I was called out on my social media BS and I’m relieved

social media bs

By Mandy Edwards, {grow} Community Member

Mark Schaefer called me out on my social media BS … and I am really happy about it. Seriously.

Let me explain why.

Recently I wrote a post about ways to keep your fans and customers happy. At first I thought, “dang, this is a great post!” so I sent it to Mark for a guest contribution consideration. 

Well, I got a very kind but honest email back pointing out everything wrong with that post. Basically he said the “expert” advice I was giving was impractical and wrong. And you know what? He was absolutely right. The post was pure bullcrap because I wasn’t writing for my audience – I was writing for other social media pros, telling them what I thought they wanted to hear.

Serving the echo chamber

Remember when you were a child or teen and your parents accused you of hearing only what you wanted to hear? I see that people in the social media marketing business do that too, mainly to validate that we know what we’re doing. 

Who honestly cares about four more ways to keep your fans happy? Business owners already know how to keep their customers happy. Quality content on Facebook won’t keep the Facebook fans happy. Funny tweets won’t keep their Twitter fans happy. Providing great value, super service, and kind attention keep customers happy, not a blog post.

Sure, I could also write about 10 ways to get more Facebook engagement, but who wants to read that? I mean, just Google it and you can find your answer from about 500 other people.

 It seems when I sit down to write anymore, I’m a captive in the social media echo chamber. I’m putting out the same topics everyone else is writing about but trying to make it sound like my own and adding my own twist.

Breaking through the social media BS 

From now on, here is the filter I need to use to start writing blog posts that mean something: Am I, as a marketing professional, writing for other social media people, or am I writing for those actively seeking our help?

Let’s be honest. Most of the blog posts I have been writing are seeking to impress other social media pros and flex those “I know it all” muscles. I know I’m not alone in this. Look at some of the top posts on Social Media Today or Business 2 Community. Hell, check out Social Media Examiner while you’re at it. We are writing what other social media pros want to hear, not what our potential clients or that local business owner wants to hear.

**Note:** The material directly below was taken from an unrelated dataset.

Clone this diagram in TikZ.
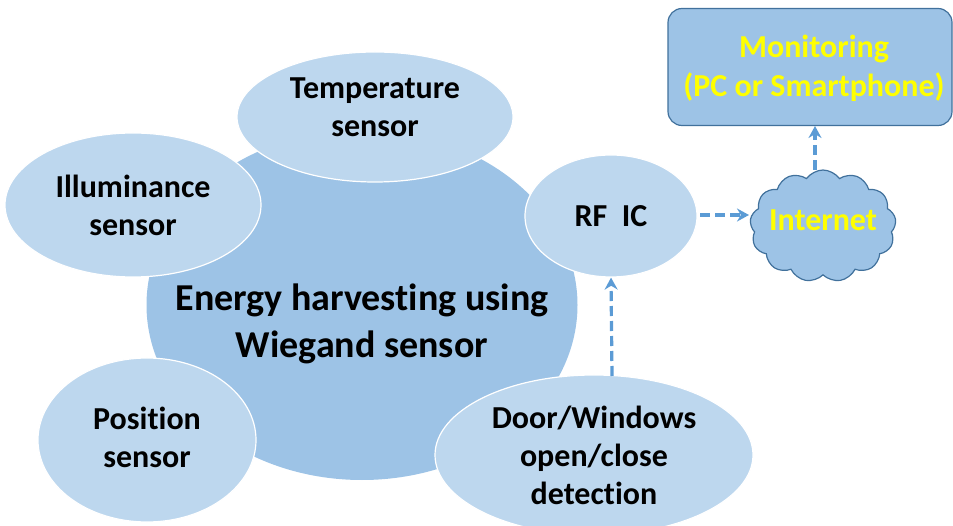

I’m determined to break out of the social media BS bubble. I’m tired of reinventing the wheel (or topic) over and over, and here is my plan of action:

1. Keep it real.

I have a post in my Google Drive called “Writing from the Heart.” I have a personal blog that I haven’t posted on yet, despite the site being ready, and this is the first post for it. What I wrote about was writing from my true experience — what’s on my mind, what matters to me as a business owner. That’s the kind of post I need to publish.

Until then, I pledge to do my best to keep it real. Be more of myself, pushing beyond the level I did this past year. I may write about who’s doing a great job with their digital marketing or someone who’s not and provide pointers to improve. 

2. Forget the status quo.

I sense that all these social media pros feel like they need to one-up the next social media pro. (You know it’s true. You’re probably shaking your head right now.) We put out a longer post with more stats. We see how many times we can name-drop in an article. We want to show the world we know more than the others.

We need to forget the status quo and start writing again for customers. Our clients aren’t other social media pros, they are business owners. So why aren’t we writing for them? Forget the other social media people out there and focus on writing about real problems.  

3. Focus on truth.

I lost my way because I was focusing on the politics of social media instead of truth, real business issues and real business answers. I am going to ask my clients what their most pressing questions are., find out what they really want to know and help them through my writing.  

Is it time for your wake-up call? Do you need to take an unabashed and honest look at who are writing for? If it’s not your current or potential clients, then something needs to change. Now. 

Don’t worry – that fluffy post Mark rejected won’t ever see the light of day. I’ll save it to look at when I need a reminder of what I really need to do for my customers!

I’m fighting through the social media BS. Who’s with me?